◆ **Given information**
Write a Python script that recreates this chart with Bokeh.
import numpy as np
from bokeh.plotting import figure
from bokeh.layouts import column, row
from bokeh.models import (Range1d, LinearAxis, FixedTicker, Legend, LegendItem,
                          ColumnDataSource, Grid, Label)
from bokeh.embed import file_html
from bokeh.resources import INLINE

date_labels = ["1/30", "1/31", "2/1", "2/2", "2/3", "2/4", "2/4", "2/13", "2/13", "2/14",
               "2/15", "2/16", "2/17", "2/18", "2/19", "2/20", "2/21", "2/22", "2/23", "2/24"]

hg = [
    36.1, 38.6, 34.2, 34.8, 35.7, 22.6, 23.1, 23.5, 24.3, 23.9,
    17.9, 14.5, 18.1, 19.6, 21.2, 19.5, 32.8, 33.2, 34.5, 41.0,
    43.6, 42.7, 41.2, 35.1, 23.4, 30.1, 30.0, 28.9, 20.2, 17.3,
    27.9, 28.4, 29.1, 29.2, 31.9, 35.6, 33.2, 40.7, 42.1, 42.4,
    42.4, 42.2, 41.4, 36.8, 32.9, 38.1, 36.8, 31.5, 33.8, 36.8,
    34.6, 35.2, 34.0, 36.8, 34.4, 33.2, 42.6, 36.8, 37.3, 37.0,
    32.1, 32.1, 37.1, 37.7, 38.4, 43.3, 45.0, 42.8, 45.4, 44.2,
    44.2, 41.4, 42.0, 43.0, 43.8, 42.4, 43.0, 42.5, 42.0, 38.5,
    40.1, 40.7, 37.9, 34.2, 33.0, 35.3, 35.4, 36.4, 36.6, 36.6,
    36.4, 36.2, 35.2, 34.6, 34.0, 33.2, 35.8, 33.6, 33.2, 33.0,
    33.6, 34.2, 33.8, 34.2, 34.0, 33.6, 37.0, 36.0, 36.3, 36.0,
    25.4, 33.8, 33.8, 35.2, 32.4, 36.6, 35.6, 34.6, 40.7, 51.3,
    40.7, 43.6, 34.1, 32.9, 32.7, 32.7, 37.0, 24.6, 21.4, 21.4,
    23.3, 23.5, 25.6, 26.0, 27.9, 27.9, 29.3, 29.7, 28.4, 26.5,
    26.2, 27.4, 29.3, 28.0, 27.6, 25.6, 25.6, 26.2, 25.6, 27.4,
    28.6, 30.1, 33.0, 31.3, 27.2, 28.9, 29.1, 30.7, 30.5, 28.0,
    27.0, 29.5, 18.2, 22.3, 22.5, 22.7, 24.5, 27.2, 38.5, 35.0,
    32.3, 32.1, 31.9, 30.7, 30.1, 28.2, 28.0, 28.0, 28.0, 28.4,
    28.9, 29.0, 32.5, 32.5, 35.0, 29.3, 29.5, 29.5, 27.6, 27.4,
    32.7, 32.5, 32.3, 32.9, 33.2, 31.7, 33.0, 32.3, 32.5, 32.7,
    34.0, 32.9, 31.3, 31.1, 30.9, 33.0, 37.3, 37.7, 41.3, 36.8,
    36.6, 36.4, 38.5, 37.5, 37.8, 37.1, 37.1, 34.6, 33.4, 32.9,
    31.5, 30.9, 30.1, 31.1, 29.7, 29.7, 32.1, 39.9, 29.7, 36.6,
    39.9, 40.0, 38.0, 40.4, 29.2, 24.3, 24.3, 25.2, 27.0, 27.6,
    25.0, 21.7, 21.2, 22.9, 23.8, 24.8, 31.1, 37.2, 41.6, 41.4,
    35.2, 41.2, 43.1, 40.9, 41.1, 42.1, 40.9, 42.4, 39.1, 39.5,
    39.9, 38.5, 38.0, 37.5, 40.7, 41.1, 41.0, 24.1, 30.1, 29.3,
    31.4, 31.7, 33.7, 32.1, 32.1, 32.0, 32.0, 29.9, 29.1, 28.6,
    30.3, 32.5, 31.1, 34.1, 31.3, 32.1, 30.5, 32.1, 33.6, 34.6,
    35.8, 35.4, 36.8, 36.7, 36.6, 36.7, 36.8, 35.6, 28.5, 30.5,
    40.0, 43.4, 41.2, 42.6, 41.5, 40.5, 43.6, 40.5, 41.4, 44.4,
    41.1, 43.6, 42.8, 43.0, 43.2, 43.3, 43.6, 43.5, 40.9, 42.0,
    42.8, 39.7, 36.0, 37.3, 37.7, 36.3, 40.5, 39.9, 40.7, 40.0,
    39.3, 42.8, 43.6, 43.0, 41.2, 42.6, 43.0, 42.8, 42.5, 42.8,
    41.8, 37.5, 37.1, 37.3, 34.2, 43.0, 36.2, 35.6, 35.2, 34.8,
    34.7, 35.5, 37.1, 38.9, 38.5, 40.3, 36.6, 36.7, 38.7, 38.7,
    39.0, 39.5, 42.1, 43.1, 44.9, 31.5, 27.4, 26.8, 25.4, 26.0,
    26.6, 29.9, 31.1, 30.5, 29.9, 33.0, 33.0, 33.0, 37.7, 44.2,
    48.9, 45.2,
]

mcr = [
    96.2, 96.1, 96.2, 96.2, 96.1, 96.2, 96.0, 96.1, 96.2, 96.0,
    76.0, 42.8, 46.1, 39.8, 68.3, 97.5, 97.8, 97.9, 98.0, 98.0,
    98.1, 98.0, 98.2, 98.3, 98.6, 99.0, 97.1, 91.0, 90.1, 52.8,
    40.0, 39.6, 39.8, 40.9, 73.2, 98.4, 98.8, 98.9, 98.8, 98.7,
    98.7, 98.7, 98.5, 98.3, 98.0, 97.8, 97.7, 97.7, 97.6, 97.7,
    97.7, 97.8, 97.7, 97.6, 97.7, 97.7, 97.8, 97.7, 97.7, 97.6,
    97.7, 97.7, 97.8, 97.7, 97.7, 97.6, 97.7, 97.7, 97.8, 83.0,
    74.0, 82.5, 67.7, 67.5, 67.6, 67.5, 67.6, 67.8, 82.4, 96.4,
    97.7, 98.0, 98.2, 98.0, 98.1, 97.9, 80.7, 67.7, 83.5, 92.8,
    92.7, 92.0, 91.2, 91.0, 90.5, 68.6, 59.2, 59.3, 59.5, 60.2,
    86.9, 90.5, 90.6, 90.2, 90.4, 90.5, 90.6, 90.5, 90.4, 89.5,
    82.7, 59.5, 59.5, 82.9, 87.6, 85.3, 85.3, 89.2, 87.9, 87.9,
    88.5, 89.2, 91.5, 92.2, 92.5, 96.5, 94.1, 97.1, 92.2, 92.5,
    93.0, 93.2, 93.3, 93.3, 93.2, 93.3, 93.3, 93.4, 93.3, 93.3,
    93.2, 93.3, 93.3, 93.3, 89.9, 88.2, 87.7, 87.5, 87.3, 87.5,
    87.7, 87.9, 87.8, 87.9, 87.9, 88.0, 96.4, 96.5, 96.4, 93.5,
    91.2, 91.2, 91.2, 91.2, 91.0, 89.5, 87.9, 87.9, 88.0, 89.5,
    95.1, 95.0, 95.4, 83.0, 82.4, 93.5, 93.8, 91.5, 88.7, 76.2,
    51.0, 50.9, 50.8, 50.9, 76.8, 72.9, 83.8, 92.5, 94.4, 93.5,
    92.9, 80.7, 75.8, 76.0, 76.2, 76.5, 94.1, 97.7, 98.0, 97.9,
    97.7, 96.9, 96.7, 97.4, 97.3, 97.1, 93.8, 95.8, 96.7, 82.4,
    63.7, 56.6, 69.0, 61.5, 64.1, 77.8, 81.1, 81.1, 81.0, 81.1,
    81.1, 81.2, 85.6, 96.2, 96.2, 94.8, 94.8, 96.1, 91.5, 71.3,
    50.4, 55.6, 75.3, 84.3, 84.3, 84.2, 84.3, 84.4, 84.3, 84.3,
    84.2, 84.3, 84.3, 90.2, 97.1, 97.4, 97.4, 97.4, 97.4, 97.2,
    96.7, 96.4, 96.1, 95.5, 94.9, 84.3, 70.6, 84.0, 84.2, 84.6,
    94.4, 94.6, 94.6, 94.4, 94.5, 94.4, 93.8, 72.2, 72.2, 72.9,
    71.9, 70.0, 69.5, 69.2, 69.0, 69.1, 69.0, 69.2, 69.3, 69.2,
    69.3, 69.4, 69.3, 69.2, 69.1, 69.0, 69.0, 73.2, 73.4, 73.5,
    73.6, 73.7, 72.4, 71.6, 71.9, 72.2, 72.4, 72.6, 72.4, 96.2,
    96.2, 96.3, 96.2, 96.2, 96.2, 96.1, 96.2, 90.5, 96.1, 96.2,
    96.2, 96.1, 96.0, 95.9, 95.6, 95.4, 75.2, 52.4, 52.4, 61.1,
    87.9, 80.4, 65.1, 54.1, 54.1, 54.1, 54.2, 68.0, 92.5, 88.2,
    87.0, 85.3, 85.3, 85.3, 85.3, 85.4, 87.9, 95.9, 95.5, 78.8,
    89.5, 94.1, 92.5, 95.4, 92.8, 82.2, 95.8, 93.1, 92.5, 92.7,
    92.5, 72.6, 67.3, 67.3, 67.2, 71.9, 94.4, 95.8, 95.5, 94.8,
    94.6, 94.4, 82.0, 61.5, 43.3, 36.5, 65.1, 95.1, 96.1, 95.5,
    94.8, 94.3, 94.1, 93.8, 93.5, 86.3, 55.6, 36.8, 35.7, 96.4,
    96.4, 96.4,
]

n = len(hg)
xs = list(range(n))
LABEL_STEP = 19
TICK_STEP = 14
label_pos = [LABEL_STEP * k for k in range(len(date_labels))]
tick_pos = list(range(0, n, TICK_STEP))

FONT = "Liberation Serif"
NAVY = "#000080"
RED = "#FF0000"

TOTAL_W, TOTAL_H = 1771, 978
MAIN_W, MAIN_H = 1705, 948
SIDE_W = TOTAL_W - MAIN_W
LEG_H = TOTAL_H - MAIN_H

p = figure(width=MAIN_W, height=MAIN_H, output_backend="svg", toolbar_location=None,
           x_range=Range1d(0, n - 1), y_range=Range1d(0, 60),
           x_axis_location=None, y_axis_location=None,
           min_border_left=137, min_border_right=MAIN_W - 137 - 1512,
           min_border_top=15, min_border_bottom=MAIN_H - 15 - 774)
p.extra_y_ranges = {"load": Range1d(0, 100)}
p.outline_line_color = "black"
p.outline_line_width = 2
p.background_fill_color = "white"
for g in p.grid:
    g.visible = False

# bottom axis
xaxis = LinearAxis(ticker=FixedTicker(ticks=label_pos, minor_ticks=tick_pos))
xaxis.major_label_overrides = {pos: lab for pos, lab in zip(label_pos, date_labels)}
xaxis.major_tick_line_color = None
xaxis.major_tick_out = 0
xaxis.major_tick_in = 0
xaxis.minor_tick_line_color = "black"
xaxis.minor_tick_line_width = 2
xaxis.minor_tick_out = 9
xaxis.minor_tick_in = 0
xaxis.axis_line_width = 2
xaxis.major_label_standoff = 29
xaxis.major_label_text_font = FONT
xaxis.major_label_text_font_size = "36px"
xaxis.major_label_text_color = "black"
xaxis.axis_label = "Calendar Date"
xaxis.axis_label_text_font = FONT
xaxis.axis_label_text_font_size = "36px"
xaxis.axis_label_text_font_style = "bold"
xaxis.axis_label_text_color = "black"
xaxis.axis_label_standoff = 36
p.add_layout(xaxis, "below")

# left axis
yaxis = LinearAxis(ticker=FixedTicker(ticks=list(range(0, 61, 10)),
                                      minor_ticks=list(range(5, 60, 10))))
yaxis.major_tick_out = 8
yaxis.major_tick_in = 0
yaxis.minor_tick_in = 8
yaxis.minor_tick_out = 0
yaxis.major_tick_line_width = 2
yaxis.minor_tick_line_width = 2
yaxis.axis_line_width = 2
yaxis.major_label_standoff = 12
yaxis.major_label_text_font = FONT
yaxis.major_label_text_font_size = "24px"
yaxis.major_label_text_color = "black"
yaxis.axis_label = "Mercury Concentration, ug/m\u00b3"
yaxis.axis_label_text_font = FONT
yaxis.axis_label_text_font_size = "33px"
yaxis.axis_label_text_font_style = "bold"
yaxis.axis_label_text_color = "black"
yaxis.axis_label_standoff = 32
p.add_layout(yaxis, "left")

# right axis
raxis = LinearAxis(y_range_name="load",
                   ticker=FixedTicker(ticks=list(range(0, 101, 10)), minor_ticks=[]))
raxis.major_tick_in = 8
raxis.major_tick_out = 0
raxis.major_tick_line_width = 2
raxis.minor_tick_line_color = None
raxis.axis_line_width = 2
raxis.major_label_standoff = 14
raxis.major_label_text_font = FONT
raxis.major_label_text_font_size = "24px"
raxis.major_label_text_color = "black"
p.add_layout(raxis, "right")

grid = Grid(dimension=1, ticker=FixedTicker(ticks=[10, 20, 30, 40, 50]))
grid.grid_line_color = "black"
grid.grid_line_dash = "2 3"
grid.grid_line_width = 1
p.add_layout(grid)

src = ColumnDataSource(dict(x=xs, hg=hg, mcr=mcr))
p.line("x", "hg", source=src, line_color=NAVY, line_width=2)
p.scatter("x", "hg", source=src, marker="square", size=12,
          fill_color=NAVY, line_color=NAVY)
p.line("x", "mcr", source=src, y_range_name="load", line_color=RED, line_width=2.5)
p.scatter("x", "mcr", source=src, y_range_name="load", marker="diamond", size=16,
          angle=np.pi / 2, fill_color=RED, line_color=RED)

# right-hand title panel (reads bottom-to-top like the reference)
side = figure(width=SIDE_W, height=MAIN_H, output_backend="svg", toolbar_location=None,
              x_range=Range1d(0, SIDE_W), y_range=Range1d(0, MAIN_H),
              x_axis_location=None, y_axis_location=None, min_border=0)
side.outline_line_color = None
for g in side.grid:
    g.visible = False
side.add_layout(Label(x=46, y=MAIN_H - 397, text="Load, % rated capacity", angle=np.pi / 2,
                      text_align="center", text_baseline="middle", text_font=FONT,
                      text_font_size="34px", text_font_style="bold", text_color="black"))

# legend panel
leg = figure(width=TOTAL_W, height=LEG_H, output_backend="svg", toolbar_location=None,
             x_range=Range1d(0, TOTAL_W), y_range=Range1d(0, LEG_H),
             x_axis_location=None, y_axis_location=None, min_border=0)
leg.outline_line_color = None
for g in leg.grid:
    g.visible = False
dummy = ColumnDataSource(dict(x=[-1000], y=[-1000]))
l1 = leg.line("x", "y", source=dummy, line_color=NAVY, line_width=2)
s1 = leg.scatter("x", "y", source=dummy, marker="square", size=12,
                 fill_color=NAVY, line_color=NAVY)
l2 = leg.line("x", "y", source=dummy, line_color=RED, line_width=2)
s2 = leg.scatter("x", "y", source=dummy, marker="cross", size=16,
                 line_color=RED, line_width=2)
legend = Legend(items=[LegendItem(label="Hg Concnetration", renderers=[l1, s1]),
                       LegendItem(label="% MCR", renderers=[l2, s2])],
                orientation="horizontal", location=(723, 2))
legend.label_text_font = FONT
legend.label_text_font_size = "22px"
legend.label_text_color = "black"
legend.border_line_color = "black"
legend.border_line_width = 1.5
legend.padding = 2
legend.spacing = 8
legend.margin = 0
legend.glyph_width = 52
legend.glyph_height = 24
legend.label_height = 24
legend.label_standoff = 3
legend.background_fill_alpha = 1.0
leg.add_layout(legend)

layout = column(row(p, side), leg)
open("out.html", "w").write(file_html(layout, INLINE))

◆ **Written instruction**
Quote exactly the first line of the data and every line after it through the one holding "from bokeh.resources import INLINE".

◆ **Answer to this task**
Write a Python script that recreates this chart with Bokeh.
import numpy as np
from bokeh.plotting import figure
from bokeh.layouts import column, row
from bokeh.models import (Range1d, LinearAxis, FixedTicker, Legend, LegendItem,
                          ColumnDataSource, Grid, Label)
from bokeh.embed import file_html
from bokeh.resources import INLINE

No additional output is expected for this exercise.